Britain’s interest in desserts owes much to BBC bakery competition show The Great British Bake Off, which first aired in 2010. Between then and 2015, when its sixth season ran, sales of sweet goods such as cookies, biscuits, muffins, cakes, and brownies rose by 9.2 percent—dubbed by some as “the Bake Off effect.” At the height of Bake Off mania, Konditor & Cook general manager Rose remembers customers coming in to buy cake that coincided with what was being featured on that week’s episode.
“One day, we would have people come in to buy four slices of cake for their friends before an episode aired so they could eat it and watch GBBO at the same time,” she says. “Then we had people asking whether we had tortes or something else they’d seen after watching an episode the next day.”
Despite Bake Off’s much criticised move to Channel 4 in 2016, annual baking sales rose last year from £523 million to £1.7 billion, prompted by a massive spike in cooking utensil purchases. It seems that Britain’s taste for baked goods endures even fierce broadcaster allegiances.
I leave Konditor & Cook with a cream cheese brownie, wrapped safely in a paper bag. A cursive script on the outside reads: “If I find myself on death row, my final meal would just be a trough full of brownies from Konditor & Cook.”

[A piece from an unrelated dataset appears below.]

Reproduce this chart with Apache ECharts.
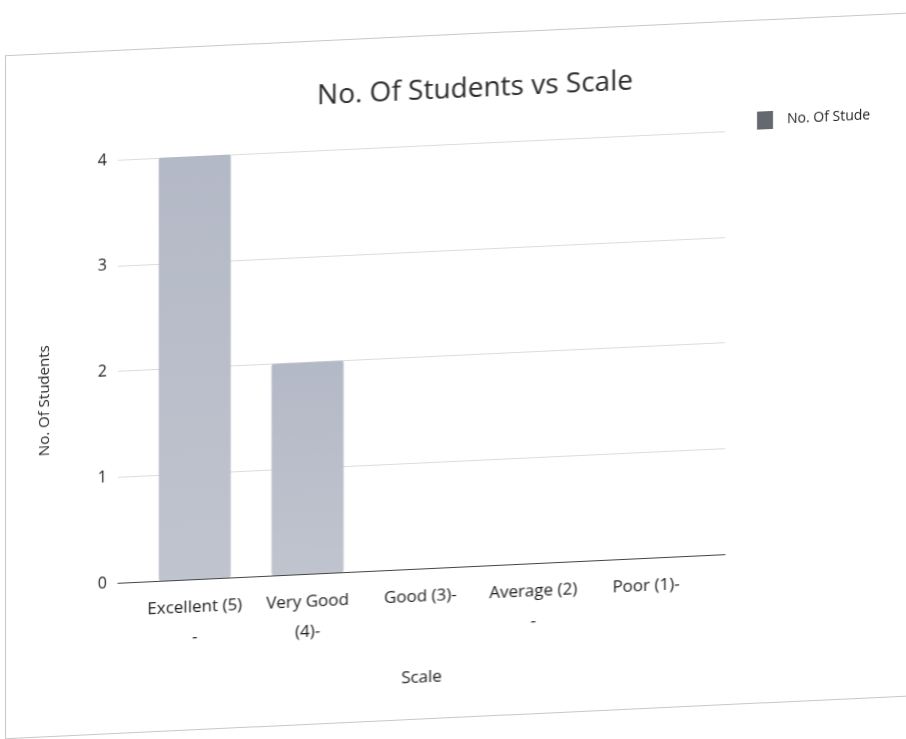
<!DOCTYPE html>
<html>
<head>
<meta charset="utf-8">
<script src="https://cdn.jsdelivr.net/npm/echarts@6/dist/echarts.min.js"></script>
<style>
html,body{margin:0;padding:0;background:#ffffff;overflow:hidden;}
#wrap{position:absolute;left:0;top:0;width:906px;height:739px;transform:skewY(-2.7deg);transform-origin:453px 370px;}
#paper{position:absolute;left:5px;top:34px;width:1000px;height:682px;border:1px solid #c8c8c8;border-right:none;background:#ffffff;}
#chart{position:absolute;left:0;top:0;width:906px;height:739px;}
</style>
</head>
<body>
<div id="wrap"><div id="paper"></div><div id="chart"></div></div>
<script>
const categories = ['Excellent (5)\n-', 'Very Good\n(4)-', 'Good (3)-', 'Average (2)\n-', 'Poor (1)-'];
const students = [4, 2, 0, 0, 0];
const seriesName = 'No. Of Students';
const yTicks = [0, 1, 2, 3, 4];

const positions = categories.map((c, i) => i);
const chart = echarts.init(document.getElementById('chart'), null, {renderer: 'canvas'});
const font = 'Open Sans';
chart.setOption({
  backgroundColor: 'transparent',
  title: {
    text: 'No. Of Students vs Scale',
    left: 470, top: 71, textAlign: 'center',
    textStyle: {fontFamily: font, fontSize: 28, fontWeight: 'normal', color: '#2a2a2a'}
  },
  legend: {
    data: [{name: seriesName, icon: 'rect'}],
    left: 752, top: 121,
    itemWidth: 16, itemHeight: 18, itemGap: 14,
    textStyle: {fontFamily: font, fontSize: 14, color: '#1e1e1e', width: 86, overflow: 'truncate', ellipsis: '', padding: [0, 0, 0, 9]},
    itemStyle: {color: '#66686f'}
  },
  grid: {left: 118, right: 181, top: 144, bottom: 172},
  xAxis: {
    type: 'value', min: -0.68, max: 4.7,
    name: 'Scale', nameLocation: 'middle', nameGap: 101,
    nameTextStyle: {fontFamily: font, fontSize: 17, color: '#1e1e1e'},
    axisLine: {show: true, onZero: false, lineStyle: {color: '#444', width: 1.2}},
    axisTick: {show: false},
    splitLine: {show: false},
    axisLabel: {
      customValues: positions,
      formatter: (v) => categories[Math.round(v)],
      fontFamily: font, fontSize: 17, color: '#1e1e1e', margin: 13, lineHeight: 30
    }
  },
  yAxis: {
    type: 'value', min: yTicks[0], max: yTicks[yTicks.length - 1], interval: 1,
    name: 'No. Of Students', nameLocation: 'middle', nameGap: 66,
    nameTextStyle: {fontFamily: font, fontSize: 15, color: '#1e1e1e', padding: [0, 52, 0, 0]},
    axisLine: {show: false}, axisTick: {show: false},
    axisLabel: {fontFamily: font, fontSize: 16, color: '#1e1e1e', margin: 11},
    splitLine: {lineStyle: {color: '#dcdcdc', width: 1}}
  },
  series: [{
    name: seriesName, type: 'bar',
    data: students.map((v, i) => [positions[i], v]),
    barWidth: 72,
    itemStyle: {
      borderRadius: 2,
      color: new echarts.graphic.LinearGradient(0, 0, 0, 1, [
        {offset: 0, color: '#b4b9c7'},
        {offset: 1, color: '#c0c4ce'}
      ])
    }
  }]
});
</script>
</body>
</html>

For the next stop on my sugar-saturated journey, I take a train north again to Peterborough in the East Midlands, where two brothers have opened a contemporary take on the dessert restaurant.
Chai is a furniture-shop-turned-dessert-parlour that Zain and Nabil Awan founded in 2015. Filled with homely bookshelves, wooden tables painted by local artists, and quotes from Persian poet Rumi painted on the wall, it feels like a library crossed with a Turkish coffee house.
While the brothers enjoy American-style dessert bar chains, Zain explains that they wanted Chai to offer sweet goods that also reflected their Punjabi heritage. One of the most popular items on their menu is a sticky chai tea made with organic honey and whole leaf assam. It tastes like a South Asian Butterbeer and warms me to the core.
“Growing up as a British Asian, we fused flavours all the time,” says Zain. “When we came back from school, my brother and I would slam leftover curries like chicken tikka or keema into a sandwich. We’d sprinkle a bit of cheese, put it into a toastie machine, and that was it. We wanted to reinvent the idea of a traditional dessert parlour.”
The ice cream selection at Chai is similarly South Asian-inspired, with flavours such as rose petal, Turkish delight, and a Bombay paan masala variety with fragrant cardamon and cloves.
“We also have an ice cream which comes out during summer called ‘Our Current Government,’” adds Zain, laughing. “It’s an Eton mess ice cream.”
Before opening Chai, Zain spent time studying in London and Nabil travelled to Iran and the US. When both returned to Peterborough and thought about opening a restaurant, they wanted to recreate something of the spaces they had experienced outside of their home city.
“When we launched, there was scepticism if something like this would work for Peterborough,” Zain remembers. “I’ve had people tell me that if we opened up in Camden we’d have cues out the door. But this is our hometown where we’ve grown up.”
A dessert restaurant proved to be exactly what Peterborough wanted—in the last two years, five other dessert-only eateries have been opened around the city centre. Chai has also become a community space; hosting poetry nights, Moroccan bookbinding workshops, interfaith women’s groups, and local art exhibitions.
“This popularity is, I think, driven by the general decline in pub culture,” muses Zain. “When we launched, we had a couple who came down from [nearby town] Stamford instead of going to the pub on a Saturday night. It was a nice for a change for them to come for some dessert with their family instead. I’m proud of the fact we attract people who are a bit older because traditionally, dessert parlours attract younger people.”
For 35-year-old local Anna Nayar, a dedicated vegan who visits Chai regularly for the dairy-free apple crumble, it’s all about the family atmosphere.
“I see dessert restaurants as the pub for people who don’t like pubs, such as families, people who wouldn’t go for religious reasons, and women,” she says. “When you go in to a restaurant to have savoury food, often times they’re rushing you in and rushing you out. With dessert parlours, you can go in at any time of the day and they’re usually chilled, relaxing places to be. On a snowy cold day like this in Peterborough, where else can you go to warm your cockles but Chai?”
Outside, the fast-falling snow is indeed starting to look like something out of The Day After Tomorrow. A baked marshmallow waffle drizzled with Belgian milk and white chocolate is placed in front of me as the steam rises from my chai. Nayar is right, I can struggle to think of anywhere else I'd rather be.